Posted: Saturday, March 12, 2011 3:30 am

By Linda Turley-Hansen turleyhansen@gmail.com , guest commentary East Valley Tribune

Linda Turley Hansen or Linda Turley-Hansen It's necessary to turn our heads from the obscenity of Washington, the Middle East and Arizona's economic struggles long enough to protect the home front.

The creep of porn is always there, always waiting. If you care about family and kids, you stay on top of this insidious, social problem. While distracted by a weakened economy and other politics, our children and relationships are vulnerable and remain under attack.

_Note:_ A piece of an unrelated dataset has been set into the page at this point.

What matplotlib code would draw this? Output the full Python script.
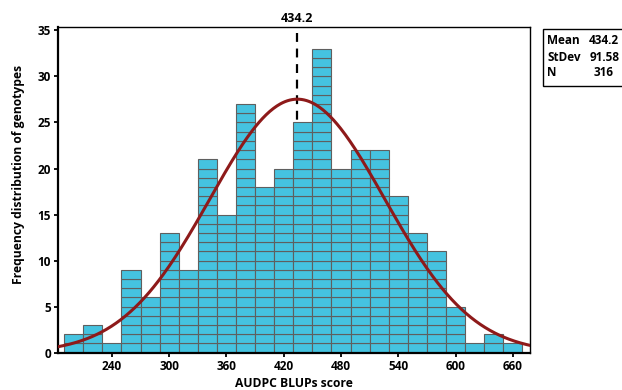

In surfing our satellite television service, already narrowed when we cancelled HBO due to porn programs, I stopped at Starz's original series "Spartacus." Within minutes, the show involved violent, graphic sex with frontal nudity, male and female. Aghast, I checked online reviews. One described the show this way: "Sex is everywhere... it punishes the audience with astonishingly, grotesque sex scenes."

Sexual "art" can be a hook to hell. And, many are easily baited. Americans spend upwards of $14 billion a year on the junk and it's the top seller on the Web. The addiction is so insidious, experts tell us it creates changes within our brains.

Parents, it always comes back to us. Always. We're the real "homeland protection." Don't ever assume that porn warnings are just another wild-eyed opinion that threatens free speech. And, don't assume it's an OK adult pastime.

Here's a personal story shared by a family friend. The names are changed for obvious reasons:

Bobby was exposed to his first porn during his elementary years. His dad didn't hide it, nor were the dad's lewd pictures of himself hidden. Bobby's long, contagious road of sexual addiction began.

After the impact of pictures wore off, as a young man, he turned to flashing his genitals. Grade school children were his first targets. Eventually, he was kicked out of the military after being arrested on lewd charges. All while his wife, Cheryl, tried to create a normal family. By this time, Bobby was into hard porn.

Researchers confirm what common sense tells us: Even soft porn carries the infectious virus, as do provocative ads found in virtually every magazine and newspaper.

Ever wonder why there are so many full page bra and panty ads in major newspapers? Sex sells. Porn is a real cancer eating into families, destroying relationships and dulling individual potential.

The Rand Corporation, several years back, issued this report: "Adolescents who watch large amounts of television containing sexual content are twice as likely to begin engaging in sexual intercourse as their peers who watch very little TV."

And this: "There's little difference if a TV show talked about people having sex or portrayed them having sex. ... Both propel adolescents' own sexual behavior."

ABC's 20/20 reports on the devastation of cyber sex: "One click can ruin their lives."

Predictably, Bobby's porn addiction led to affairs and prostitutes. Then, reality came along: "It escalated, in my face," Cheryl told me. "His problem gradually permeated our lives. I could no longer pretend it wasn't there." She ended the marriage.

And, this next point is directed to those who think porn is a victimless habit: Cheryl's six children have been tragically tainted by their father's sickness. All of his adult daughters had to seek counseling.

One counselor told Cheryl that "beating alcohol addiction is like a walk in the park, compared to sexual addictions."

While we're distracted by national and world crisis, porn sewage continues to infect our homes. Have we given up on this battle?

Recognition of the severity of the problem is the first step. Reconsider that unprotected access to the Web in your child's room, that porn magazine under your mattress, or the everyday cable/satellite programs feeding your TV. They're all destroyers. Be the defender. No one else will do it for you.